__WHAT YOU ARE ASKED TO DO__.
Copy every record word for word.

- - -

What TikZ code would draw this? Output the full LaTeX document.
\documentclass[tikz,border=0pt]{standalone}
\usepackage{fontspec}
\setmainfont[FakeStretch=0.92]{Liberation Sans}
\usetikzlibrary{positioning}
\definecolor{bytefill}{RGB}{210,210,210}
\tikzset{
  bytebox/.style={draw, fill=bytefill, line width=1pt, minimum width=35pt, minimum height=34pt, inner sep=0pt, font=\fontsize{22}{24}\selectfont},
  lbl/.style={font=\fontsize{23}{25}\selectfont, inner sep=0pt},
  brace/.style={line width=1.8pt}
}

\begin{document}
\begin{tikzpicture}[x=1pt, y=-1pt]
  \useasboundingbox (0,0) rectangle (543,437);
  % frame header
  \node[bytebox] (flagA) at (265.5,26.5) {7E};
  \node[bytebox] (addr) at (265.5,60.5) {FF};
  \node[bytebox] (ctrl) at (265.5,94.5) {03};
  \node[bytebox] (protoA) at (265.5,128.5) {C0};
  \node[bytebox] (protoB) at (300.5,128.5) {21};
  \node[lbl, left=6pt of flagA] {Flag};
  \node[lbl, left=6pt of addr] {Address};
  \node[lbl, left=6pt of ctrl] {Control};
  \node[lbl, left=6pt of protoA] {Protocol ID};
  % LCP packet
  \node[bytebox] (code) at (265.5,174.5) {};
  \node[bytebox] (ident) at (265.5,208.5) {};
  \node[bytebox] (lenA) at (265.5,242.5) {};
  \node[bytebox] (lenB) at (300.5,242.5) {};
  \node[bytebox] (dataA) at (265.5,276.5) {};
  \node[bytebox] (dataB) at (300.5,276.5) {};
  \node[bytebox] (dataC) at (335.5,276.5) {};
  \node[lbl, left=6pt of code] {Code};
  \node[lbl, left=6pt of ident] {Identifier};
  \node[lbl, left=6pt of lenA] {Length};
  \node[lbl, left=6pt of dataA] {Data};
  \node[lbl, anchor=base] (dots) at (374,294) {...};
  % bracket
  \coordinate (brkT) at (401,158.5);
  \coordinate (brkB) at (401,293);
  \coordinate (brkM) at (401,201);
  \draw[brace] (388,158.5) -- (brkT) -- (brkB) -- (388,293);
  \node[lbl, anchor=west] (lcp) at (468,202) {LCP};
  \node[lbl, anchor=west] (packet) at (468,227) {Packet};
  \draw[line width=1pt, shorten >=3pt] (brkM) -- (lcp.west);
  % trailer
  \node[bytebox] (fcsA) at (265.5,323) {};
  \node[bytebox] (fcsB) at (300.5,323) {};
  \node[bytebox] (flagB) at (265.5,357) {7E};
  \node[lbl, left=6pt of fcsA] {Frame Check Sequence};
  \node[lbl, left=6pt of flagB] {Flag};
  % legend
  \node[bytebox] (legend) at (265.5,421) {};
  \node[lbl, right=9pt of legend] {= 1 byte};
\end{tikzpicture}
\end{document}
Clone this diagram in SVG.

- - -

__OUTPUT OF THE TASK__.
What TikZ code would draw this? Output the full LaTeX document.
\documentclass[tikz,border=0pt]{standalone}
\usepackage{fontspec}
\setmainfont[FakeStretch=0.92]{Liberation Sans}
\usetikzlibrary{positioning}
\definecolor{bytefill}{RGB}{210,210,210}
\tikzset{
  bytebox/.style={draw, fill=bytefill, line width=1pt, minimum width=35pt, minimum height=34pt, inner sep=0pt, font=\fontsize{22}{24}\selectfont},
  lbl/.style={font=\fontsize{23}{25}\selectfont, inner sep=0pt},
  brace/.style={line width=1.8pt}
}

\begin{document}
\begin{tikzpicture}[x=1pt, y=-1pt]
  \useasboundingbox (0,0) rectangle (543,437);
  % frame header
  \node[bytebox] (flagA) at (265.5,26.5) {7E};
  \node[bytebox] (addr) at (265.5,60.5) {FF};
  \node[bytebox] (ctrl) at (265.5,94.5) {03};
  \node[bytebox] (protoA) at (265.5,128.5) {C0};
  \node[bytebox] (protoB) at (300.5,128.5) {21};
  \node[lbl, left=6pt of flagA] {Flag};
  \node[lbl, left=6pt of addr] {Address};
  \node[lbl, left=6pt of ctrl] {Control};
  \node[lbl, left=6pt of protoA] {Protocol ID};
  % LCP packet
  \node[bytebox] (code) at (265.5,174.5) {};
  \node[bytebox] (ident) at (265.5,208.5) {};
  \node[bytebox] (lenA) at (265.5,242.5) {};
  \node[bytebox] (lenB) at (300.5,242.5) {};
  \node[bytebox] (dataA) at (265.5,276.5) {};
  \node[bytebox] (dataB) at (300.5,276.5) {};
  \node[bytebox] (dataC) at (335.5,276.5) {};
  \node[lbl, left=6pt of code] {Code};
  \node[lbl, left=6pt of ident] {Identifier};
  \node[lbl, left=6pt of lenA] {Length};
  \node[lbl, left=6pt of dataA] {Data};
  \node[lbl, anchor=base] (dots) at (374,294) {...};
  % bracket
  \coordinate (brkT) at (401,158.5);
  \coordinate (brkB) at (401,293);
  \coordinate (brkM) at (401,201);
  \draw[brace] (388,158.5) -- (brkT) -- (brkB) -- (388,293);
  \node[lbl, anchor=west] (lcp) at (468,202) {LCP};
  \node[lbl, anchor=west] (packet) at (468,227) {Packet};
  \draw[line width=1pt, shorten >=3pt] (brkM) -- (lcp.west);
  % trailer
  \node[bytebox] (fcsA) at (265.5,323) {};
  \node[bytebox] (fcsB) at (300.5,323) {};
  \node[bytebox] (flagB) at (265.5,357) {7E};
  \node[lbl, left=6pt of fcsA] {Frame Check Sequence};
  \node[lbl, left=6pt of flagB] {Flag};
  % legend
  \node[bytebox] (legend) at (265.5,421) {};
  \node[lbl, right=9pt of legend] {= 1 byte};
\end{tikzpicture}
\end{document}
Clone this diagram in SVG.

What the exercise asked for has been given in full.